Les seguiría contando de la ciudad, pero recién vino una
enfermera a inyectarme una dosis de algún tipo de calmante diario. Lo hacen
habitualmente cuando me escuchan hablando sola. Les contaría mi historia.
Porque eso es lo que hago cuando hablo en voz alta. Pero ninguna de ellas se
sienta al lado mío a escucharme. Todas las enfermeras de este hospital se
comportaban de la misma manera. Increíblemente brutas al entrar, comentando lo
cuerdas que son a comparación mía, presumiendo su libertad.
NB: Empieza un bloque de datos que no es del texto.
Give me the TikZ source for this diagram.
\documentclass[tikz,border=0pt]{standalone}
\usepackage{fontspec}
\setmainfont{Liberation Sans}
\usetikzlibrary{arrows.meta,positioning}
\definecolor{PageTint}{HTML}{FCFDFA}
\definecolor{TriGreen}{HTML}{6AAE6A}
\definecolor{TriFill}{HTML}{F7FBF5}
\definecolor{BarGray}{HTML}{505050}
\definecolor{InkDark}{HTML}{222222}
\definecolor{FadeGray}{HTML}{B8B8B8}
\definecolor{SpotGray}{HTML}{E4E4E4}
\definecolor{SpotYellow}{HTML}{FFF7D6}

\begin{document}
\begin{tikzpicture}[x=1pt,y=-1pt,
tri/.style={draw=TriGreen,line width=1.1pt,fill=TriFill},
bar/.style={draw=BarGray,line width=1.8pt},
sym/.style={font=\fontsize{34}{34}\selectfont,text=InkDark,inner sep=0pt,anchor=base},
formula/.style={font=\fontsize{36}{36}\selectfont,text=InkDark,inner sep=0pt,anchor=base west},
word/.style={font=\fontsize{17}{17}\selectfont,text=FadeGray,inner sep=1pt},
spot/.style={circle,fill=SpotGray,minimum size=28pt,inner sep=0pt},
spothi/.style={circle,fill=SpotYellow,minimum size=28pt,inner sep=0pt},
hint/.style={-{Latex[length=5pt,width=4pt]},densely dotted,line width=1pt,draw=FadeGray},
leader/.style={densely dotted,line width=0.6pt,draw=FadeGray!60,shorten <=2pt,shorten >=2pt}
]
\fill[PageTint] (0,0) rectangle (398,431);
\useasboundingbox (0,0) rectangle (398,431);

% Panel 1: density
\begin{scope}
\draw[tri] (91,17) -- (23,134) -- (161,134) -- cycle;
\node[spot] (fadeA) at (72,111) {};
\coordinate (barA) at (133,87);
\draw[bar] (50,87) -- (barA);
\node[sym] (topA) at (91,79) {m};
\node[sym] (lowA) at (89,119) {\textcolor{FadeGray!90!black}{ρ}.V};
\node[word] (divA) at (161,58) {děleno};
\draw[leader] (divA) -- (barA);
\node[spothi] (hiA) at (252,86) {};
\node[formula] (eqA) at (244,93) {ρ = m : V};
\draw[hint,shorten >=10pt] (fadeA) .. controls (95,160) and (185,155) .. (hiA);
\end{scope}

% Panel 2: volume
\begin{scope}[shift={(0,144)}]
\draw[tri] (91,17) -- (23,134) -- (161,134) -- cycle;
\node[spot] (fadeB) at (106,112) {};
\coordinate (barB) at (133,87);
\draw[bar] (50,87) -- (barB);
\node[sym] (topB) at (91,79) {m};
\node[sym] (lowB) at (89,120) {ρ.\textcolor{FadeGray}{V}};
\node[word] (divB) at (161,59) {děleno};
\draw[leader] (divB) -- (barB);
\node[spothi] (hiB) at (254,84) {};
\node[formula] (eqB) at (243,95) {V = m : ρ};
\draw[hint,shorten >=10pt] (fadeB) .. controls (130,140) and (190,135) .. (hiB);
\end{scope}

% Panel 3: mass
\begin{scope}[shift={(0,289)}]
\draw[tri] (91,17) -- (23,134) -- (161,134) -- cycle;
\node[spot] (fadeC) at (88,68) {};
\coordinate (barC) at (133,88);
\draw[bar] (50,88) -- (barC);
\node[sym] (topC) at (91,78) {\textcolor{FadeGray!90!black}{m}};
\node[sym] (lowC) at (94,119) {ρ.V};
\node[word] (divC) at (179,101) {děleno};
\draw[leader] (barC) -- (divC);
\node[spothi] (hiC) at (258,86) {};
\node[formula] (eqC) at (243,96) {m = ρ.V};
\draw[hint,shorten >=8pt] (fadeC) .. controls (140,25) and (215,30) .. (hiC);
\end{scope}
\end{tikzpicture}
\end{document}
Con manos tan
fuertes capaces de cortar la circulación de la sangre.
Todas me caían mal, en especial la más joven. Si no fuera
por ella ahora estaría en libertad. Al entrar ala habitación, se notaba su
pesimismo en el ambiente. Mi presencia la atemorizaba tanto que su voz se quebraba
cuando le preguntaba algo, siempre evitaba mirarme a los ojos. En parte, creo que la trataba mal porque le tenía
envidia. Y como para no tenerle, era como una muñeca; tan delicada y pura. Su
cabello rubio platinado recogido en el gorro para el trabajo, sus rasgos
faciales eran tan nítidos, se notaba un gran cuidado. A comparación mía, ella
no era un esqueleto. Poseía una fortaleza de la cual yo carecía. Sus ojos color
café miraban inquietamente toda la habitación.
¿Por qué mi inseguridad crecía? Adentro de ese pavoroso
edificio era insignificante. Todos los médicos y las dichosas enfermeras me
controlaban o trataban como querían. Mi poder disminuía porque en ese hospital
nunca existió. Probablemente eso conteste a mi anterior pregunta.
Las enfermeras siguen merodeando de izquierda a derecha, y
viceversa, del lado de afuera de mi habitación. Su plan consiste en vigilarme
para evitar mi escape. Que en realidad era una pérdida de tiempo porque nunca volvería
a intentarlo. En un futuro no tan lejano finalizaría mi vida justo ahí, ¿cómo
se me iba a ocurrir en desgastar mi quebradizo cuerpo? Algo de lo que estoy
segura es que nunca entenderé a las desquiciadas enfermeras.